Speaker: Rosa Sanchis-Guarner (Imperial College London)
Abstract
Town Centre First Policies (TCFP) were introduced in England with real rigour in 1996. They restricted new retail development to traditional ‘Town Centres’ with the declared aim of making cities more ‘sustainable’ and retaining access to shops to those without cars. TCFP were introduced without evidence to support these claims and to date have not been subject to any rigorous analysis of their actual impacts on travel patterns for shopping. This paper provides the first evidence of their impact on travel for shopping trips. We use novel data on local shopping travel for 1998 and 2008 to investigate this issue. First, we analyse how shopping travel was differently affected by changes in supply of grocery stores in England as compared to Scotland. Second, we exploit the fact that shoppers were affected differentially by TCFP depending on their precise location with respect to Town Centres.
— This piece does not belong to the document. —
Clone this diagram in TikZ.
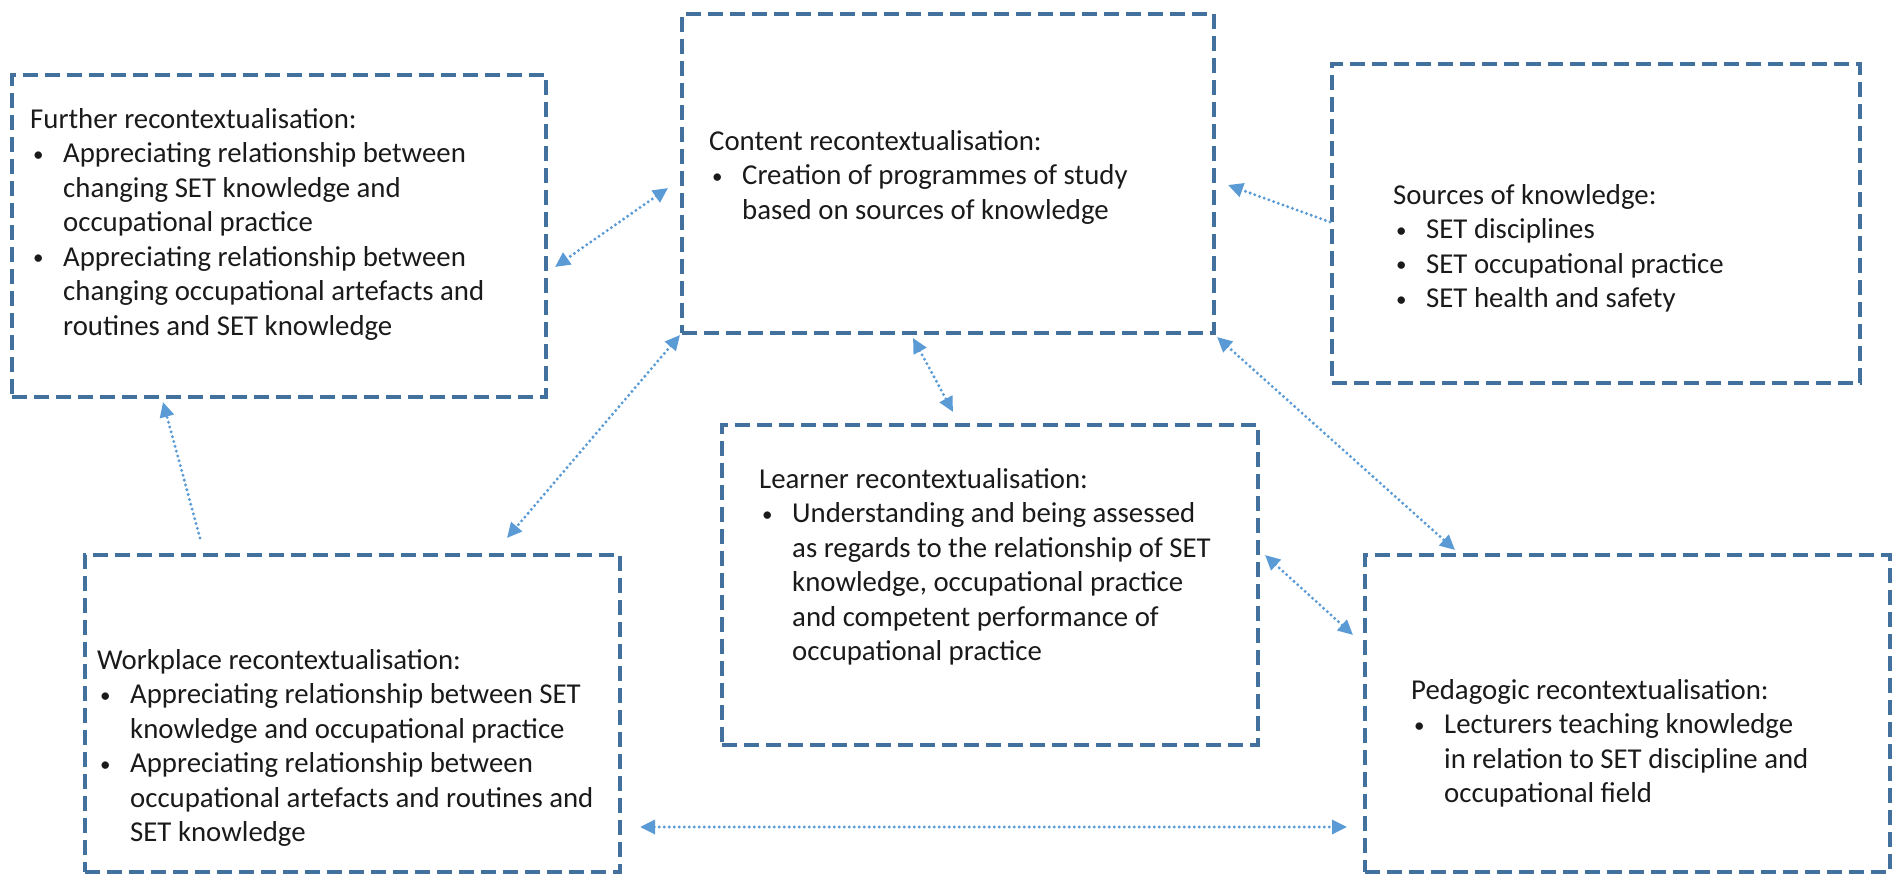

Due to the nature of TCFP, we expect that consumers close to central locations would experience larger decreases in travel costs as supply of grocery stores increased post-1996 with respect to out-of-town locations. We construct a measure of Town Centres in England and Scotland and compare the shopping travel patterns of consumers affected to different extents by the policy in the treated and un-treated countries. Given that most locations and population are located outside Town Centres, our findings suggest that, by restricting new retail units to Town Centres, TCFP prevented larger savings in shopping travel costs through the development of out-of-town retail.
About the speaker
Rosa Sanchis-Guarner joined the Imperial College Business School as a British Academy Postdoctoral Fellow in October 2015. She is also a Research Associate in the Urbanisation Programme at the Centre for Economic Perfomance, London School of Economics. Rosa's research interests include Urban and Spatial Economics, Policy Evaluation and Labour Economics.